*Data shown*
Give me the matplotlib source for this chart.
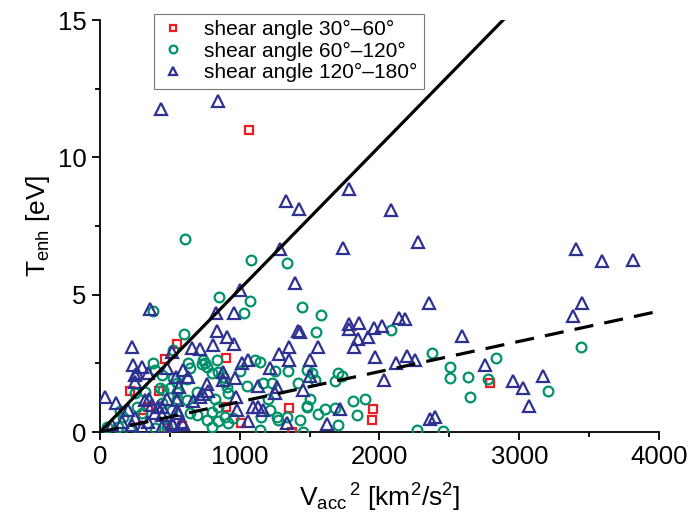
import matplotlib
matplotlib.use("Agg")
import matplotlib.pyplot as plt

plt.rcParams['font.family'] = ['Liberation Sans', 'DejaVu Sans']
plt.rcParams['mathtext.fontset'] = 'custom'
plt.rcParams['mathtext.rm'] = 'Liberation Sans'
plt.rcParams['mathtext.it'] = 'Liberation Sans:italic'

# shear angle 30-60 (squares)
sq_x = [1069, 553, 468, 902, 215, 425, 902, 1350, 1007, 1374, 1956, 1944, 2794,
        584, 477, 340, 310]
sq_y = [10.99, 3.20, 2.65, 2.71, 1.50, 1.50, 0.92, 0.89, 0.32, 0.01, 0.83, 0.44, 1.77,
        0.22, 0.13, 0.90, 0.50]

# shear angle 60-120 (circles)
ci_x = [608, 1078, 1336, 854, 1073, 1030, 1443, 1579, 382, 601, 1546, 520, 739, 750,
        835, 1109, 1145, 644, 799, 1002, 1252, 1348, 394, 520, 625, 429, 883, 906,
        1050, 1164, 1229, 1419, 1503, 1479, 1705, 1610, 1682, 1705, 1216, 1264, 1336,
        823, 842, 768, 644, 692, 553, 262, 143, 1145, 1455, 1431,
        2080, 2373, 2834, 2505, 2505, 2636, 2779, 2648, 3207, 3440, 1729, 1682, 1515,
        1539, 1484, 1562, 1808, 1896, 1841, 2266, 2452,
        1479, 1204, 1276, 632, 728, 763, 894, 847, 918, 847, 799, 894, 918, 954, 799,
        620, 692, 1152, 441, 382, 453, 501, 549, 549, 250, 322, 167, 131, 215, 394,
        477, 298, 513, 441, 48]
ci_y = [7.03, 6.25, 6.16, 4.90, 4.78, 4.32, 4.54, 4.27, 4.42, 3.57, 3.65, 2.98, 2.62, 2.50,
        2.62, 2.62, 2.56, 2.32, 2.16, 2.23, 2.23, 2.23, 2.26, 1.95, 1.92, 1.59, 1.99, 1.65,
        1.67, 1.79, 1.77, 1.77, 1.19, 0.95, 2.14, 0.83, 0.86, 0.25, 0.80, 0.56, 0.56,
        1.19, 0.41, 0.44, 0.70, 1.47, 1.22, 0.92, 0.78, 0.07, 0.01, 0.44,
        3.71, 2.86, 2.69, 2.38, 1.95, 1.99, 1.94, 1.26, 1.50, 3.11, 2.05, 1.86, 2.16,
        1.89, 0.90, 0.66, 1.14, 1.19, 0.62, 0.07, 0.02,
        2.26, 1.22, 0.44, 2.52, 2.48, 2.38, 1.83, 2.20, 1.41, 0.92, 0.74, 0.56, 0.32, 0.50, 0.19,
        1.16, 0.62, 0.56, 2.07, 2.50, 1.53, 1.59, 1.77, 1.47, 1.41, 1.47, 0.56, 0.19, 0.07, 0.13,
        0.19, 0.68, 0.80, 1.04, 0.19]

# shear angle 120-180 (triangles)
tr_x = [434, 842, 1331, 1424, 1784, 2080, 1288, 1741, 2273, 3406, 3590, 3816,
        1002, 1395, 358, 830, 959, 2357, 3447, 3382,
        835, 906, 959, 811, 656, 716, 515, 227, 1419,
        1562, 1355, 1283, 1350, 1503, 1014, 1062,
        1784, 1856, 1784, 1960, 2020, 2141, 2182, 1849, 1920, 1818, 1431, 1966, 2116,
        2194, 2254, 2588, 2757,
        238, 298, 250, 477, 596, 544, 568, 883, 878, 966, 1216, 1503, 1264, 1133, 763,
        735, 716, 36, 114, 973, 1097, 1169, 1062, 1341, 1627, 353, 477, 549, 441, 596, 525,
        2035, 1450, 2958, 3024, 3172, 3068, 1717, 2362, 2398,
        1252, 632, 775, 668, 1128, 978, 549, 584,
        262, 341, 250, 322, 370, 417, 441, 203, 250, 346, 155, 84, 298, 513, 441, 227,
        394, 560]
tr_y = [11.75, 12.06, 8.42, 8.11, 8.84, 8.08, 6.65, 6.69, 6.91, 6.67, 6.22, 6.26,
        5.17, 5.41, 4.47, 4.34, 4.32, 4.68, 4.71, 4.22,
        3.69, 3.47, 3.19, 3.17, 3.05, 3.01, 2.92, 3.08, 3.69,
        3.08, 3.11, 2.84, 2.62, 2.62, 2.52, 2.62,
        3.93, 3.96, 3.76, 3.77, 3.87, 4.16, 4.11, 3.37, 3.47, 3.11, 3.65, 2.74, 2.52,
        2.77, 2.62, 3.49, 2.44,
        2.44, 2.38, 2.07, 2.32, 2.26, 2.01, 1.63, 2.20, 1.89, 1.95, 2.32, 2.04, 1.65, 1.67, 1.75,
        1.38, 1.26, 1.26, 1.07, 1.29, 0.92, 0.80, 0.41, 0.32, 0.30, 1.22, 1.22, 1.16, 0.92, 0.29, 0.25,
        1.89, 1.53, 1.87, 1.59, 2.04, 0.95, 0.83, 0.48, 0.56,
        1.41, 2.01, 1.50, 1.14, 0.92, 0.80, 0.80, 0.38,
        2.14, 2.14, 1.83, 1.16, 0.98, 0.92, 0.62, 0.80, 0.50, 0.38, 0.38, 0.25, 0.19, 0.32, 0.19, 0.25,
        0.68, 0.68]

# fitted slopes
solid_slope = 0.0052
dashed_slope = 0.0011
line_x = [0, 4000]

red = '#ec1c24'
green = '#00926a'
blue = '#2e3192'

fig = plt.figure(figsize=(6.91, 5.28), dpi=100)
ax = fig.add_axes([0.1447, 0.1818, 0.809, 0.7803])

ax.plot(sq_x, sq_y, 's', ls='none', mfc='none', mec=red, ms=6, mew=1.6,
        label='shear angle 30°–60°', zorder=3)
ax.plot(ci_x, ci_y, 'o', ls='none', mfc='none', mec=green, ms=7, mew=1.6,
        label='shear angle 60°–120°', zorder=3)
ax.plot(tr_x, tr_y, '^', ls='none', mfc='none', mec=blue, ms=8, mew=1.6,
        label='shear angle 120°–180°', zorder=3)

ax.plot(line_x, [solid_slope * v for v in line_x], color='black', lw=2.3, zorder=4)
ax.plot(line_x, [dashed_slope * v for v in line_x], color='black', lw=2.3,
        dashes=(6, 3.5), zorder=4)

ax.set_xlim(0, 4000)
ax.set_ylim(0, 15)
ax.set_xticks([0, 1000, 2000, 3000, 4000])
ax.set_xticks([500, 1500, 2500, 3500], minor=True)
ax.set_yticks([0, 5, 10, 15])
ax.set_yticks([2.5, 7.5, 12.5], minor=True)

for side in ['top', 'right']:
    ax.spines[side].set_visible(False)
for side in ['left', 'bottom']:
    ax.spines[side].set_linewidth(1.3)
ax.tick_params(which='major', direction='out', length=6, width=1.3, labelsize=18.5)
ax.tick_params(which='minor', direction='out', length=3.5, width=1.3)

ax.set_xlabel(r'$\mathrm{V_{acc}}^{\,2}$ [km$^2$/s$^2$]', fontsize=19, labelpad=9)
ax.set_ylabel(r'$\mathrm{T_{enh}}$ [eV]', fontsize=19, labelpad=4)

leg = ax.legend(loc='upper left', bbox_to_anchor=(0.097, 1.015), fontsize=15,
                frameon=True, fancybox=False, edgecolor='#555555',
                handlelength=1.2, handletextpad=0.9, borderpad=0.3,
                labelspacing=0.12, borderaxespad=0, markerscale=0.8)
leg.get_frame().set_linewidth(0.8)

fig.savefig('out.png', dpi=100)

*Stated exercise*
Make an exact copy of the whole listing, but don't bring over any pictures.

*Task response*
Give me the matplotlib source for this chart.
import matplotlib
matplotlib.use("Agg")
import matplotlib.pyplot as plt

plt.rcParams['font.family'] = ['Liberation Sans', 'DejaVu Sans']
plt.rcParams['mathtext.fontset'] = 'custom'
plt.rcParams['mathtext.rm'] = 'Liberation Sans'
plt.rcParams['mathtext.it'] = 'Liberation Sans:italic'

# shear angle 30-60 (squares)
sq_x = [1069, 553, 468, 902, 215, 425, 902, 1350, 1007, 1374, 1956, 1944, 2794,
        584, 477, 340, 310]
sq_y = [10.99, 3.20, 2.65, 2.71, 1.50, 1.50, 0.92, 0.89, 0.32, 0.01, 0.83, 0.44, 1.77,
        0.22, 0.13, 0.90, 0.50]

# shear angle 60-120 (circles)
ci_x = [608, 1078, 1336, 854, 1073, 1030, 1443, 1579, 382, 601, 1546, 520, 739, 750,
        835, 1109, 1145, 644, 799, 1002, 1252, 1348, 394, 520, 625, 429, 883, 906,
        1050, 1164, 1229, 1419, 1503, 1479, 1705, 1610, 1682, 1705, 1216, 1264, 1336,
        823, 842, 768, 644, 692, 553, 262, 143, 1145, 1455, 1431,
        2080, 2373, 2834, 2505, 2505, 2636, 2779, 2648, 3207, 3440, 1729, 1682, 1515,
        1539, 1484, 1562, 1808, 1896, 1841, 2266, 2452,
        1479, 1204, 1276, 632, 728, 763, 894, 847, 918, 847, 799, 894, 918, 954, 799,
        620, 692, 1152, 441, 382, 453, 501, 549, 549, 250, 322, 167, 131, 215, 394,
        477, 298, 513, 441, 48]
ci_y = [7.03, 6.25, 6.16, 4.90, 4.78, 4.32, 4.54, 4.27, 4.42, 3.57, 3.65, 2.98, 2.62, 2.50,
        2.62, 2.62, 2.56, 2.32, 2.16, 2.23, 2.23, 2.23, 2.26, 1.95, 1.92, 1.59, 1.99, 1.65,
        1.67, 1.79, 1.77, 1.77, 1.19, 0.95, 2.14, 0.83, 0.86, 0.25, 0.80, 0.56, 0.56,
        1.19, 0.41, 0.44, 0.70, 1.47, 1.22, 0.92, 0.78, 0.07, 0.01, 0.44,
        3.71, 2.86, 2.69, 2.38, 1.95, 1.99, 1.94, 1.26, 1.50, 3.11, 2.05, 1.86, 2.16,
        1.89, 0.90, 0.66, 1.14, 1.19, 0.62, 0.07, 0.02,
        2.26, 1.22, 0.44, 2.52, 2.48, 2.38, 1.83, 2.20, 1.41, 0.92, 0.74, 0.56, 0.32, 0.50, 0.19,
        1.16, 0.62, 0.56, 2.07, 2.50, 1.53, 1.59, 1.77, 1.47, 1.41, 1.47, 0.56, 0.19, 0.07, 0.13,
        0.19, 0.68, 0.80, 1.04, 0.19]

# shear angle 120-180 (triangles)
tr_x = [434, 842, 1331, 1424, 1784, 2080, 1288, 1741, 2273, 3406, 3590, 3816,
        1002, 1395, 358, 830, 959, 2357, 3447, 3382,
        835, 906, 959, 811, 656, 716, 515, 227, 1419,
        1562, 1355, 1283, 1350, 1503, 1014, 1062,
        1784, 1856, 1784, 1960, 2020, 2141, 2182, 1849, 1920, 1818, 1431, 1966, 2116,
        2194, 2254, 2588, 2757,
        238, 298, 250, 477, 596, 544, 568, 883, 878, 966, 1216, 1503, 1264, 1133, 763,
        735, 716, 36, 114, 973, 1097, 1169, 1062, 1341, 1627, 353, 477, 549, 441, 596, 525,
        2035, 1450, 2958, 3024, 3172, 3068, 1717, 2362, 2398,
        1252, 632, 775, 668, 1128, 978, 549, 584,
        262, 341, 250, 322, 370, 417, 441, 203, 250, 346, 155, 84, 298, 513, 441, 227,
        394, 560]
tr_y = [11.75, 12.06, 8.42, 8.11, 8.84, 8.08, 6.65, 6.69, 6.91, 6.67, 6.22, 6.26,
        5.17, 5.41, 4.47, 4.34, 4.32, 4.68, 4.71, 4.22,
        3.69, 3.47, 3.19, 3.17, 3.05, 3.01, 2.92, 3.08, 3.69,
        3.08, 3.11, 2.84, 2.62, 2.62, 2.52, 2.62,
        3.93, 3.96, 3.76, 3.77, 3.87, 4.16, 4.11, 3.37, 3.47, 3.11, 3.65, 2.74, 2.52,
        2.77, 2.62, 3.49, 2.44,
        2.44, 2.38, 2.07, 2.32, 2.26, 2.01, 1.63, 2.20, 1.89, 1.95, 2.32, 2.04, 1.65, 1.67, 1.75,
        1.38, 1.26, 1.26, 1.07, 1.29, 0.92, 0.80, 0.41, 0.32, 0.30, 1.22, 1.22, 1.16, 0.92, 0.29, 0.25,
        1.89, 1.53, 1.87, 1.59, 2.04, 0.95, 0.83, 0.48, 0.56,
        1.41, 2.01, 1.50, 1.14, 0.92, 0.80, 0.80, 0.38,
        2.14, 2.14, 1.83, 1.16, 0.98, 0.92, 0.62, 0.80, 0.50, 0.38, 0.38, 0.25, 0.19, 0.32, 0.19, 0.25,
        0.68, 0.68]

# fitted slopes
solid_slope = 0.0052
dashed_slope = 0.0011
line_x = [0, 4000]

red = '#ec1c24'
green = '#00926a'
blue = '#2e3192'

fig = plt.figure(figsize=(6.91, 5.28), dpi=100)
ax = fig.add_axes([0.1447, 0.1818, 0.809, 0.7803])

ax.plot(sq_x, sq_y, 's', ls='none', mfc='none', mec=red, ms=6, mew=1.6,
        label='shear angle 30°–60°', zorder=3)
ax.plot(ci_x, ci_y, 'o', ls='none', mfc='none', mec=green, ms=7, mew=1.6,
        label='shear angle 60°–120°', zorder=3)
ax.plot(tr_x, tr_y, '^', ls='none', mfc='none', mec=blue, ms=8, mew=1.6,
        label='shear angle 120°–180°', zorder=3)

ax.plot(line_x, [solid_slope * v for v in line_x], color='black', lw=2.3, zorder=4)
ax.plot(line_x, [dashed_slope * v for v in line_x], color='black', lw=2.3,
        dashes=(6, 3.5), zorder=4)

ax.set_xlim(0, 4000)
ax.set_ylim(0, 15)
ax.set_xticks([0, 1000, 2000, 3000, 4000])
ax.set_xticks([500, 1500, 2500, 3500], minor=True)
ax.set_yticks([0, 5, 10, 15])
ax.set_yticks([2.5, 7.5, 12.5], minor=True)

for side in ['top', 'right']:
    ax.spines[side].set_visible(False)
for side in ['left', 'bottom']:
    ax.spines[side].set_linewidth(1.3)
ax.tick_params(which='major', direction='out', length=6, width=1.3, labelsize=18.5)
ax.tick_params(which='minor', direction='out', length=3.5, width=1.3)

ax.set_xlabel(r'$\mathrm{V_{acc}}^{\,2}$ [km$^2$/s$^2$]', fontsize=19, labelpad=9)
ax.set_ylabel(r'$\mathrm{T_{enh}}$ [eV]', fontsize=19, labelpad=4)

leg = ax.legend(loc='upper left', bbox_to_anchor=(0.097, 1.015), fontsize=15,
                frameon=True, fancybox=False, edgecolor='#555555',
                handlelength=1.2, handletextpad=0.9, borderpad=0.3,
                labelspacing=0.12, borderaxespad=0, markerscale=0.8)
leg.get_frame().set_linewidth(0.8)

fig.savefig('out.png', dpi=100)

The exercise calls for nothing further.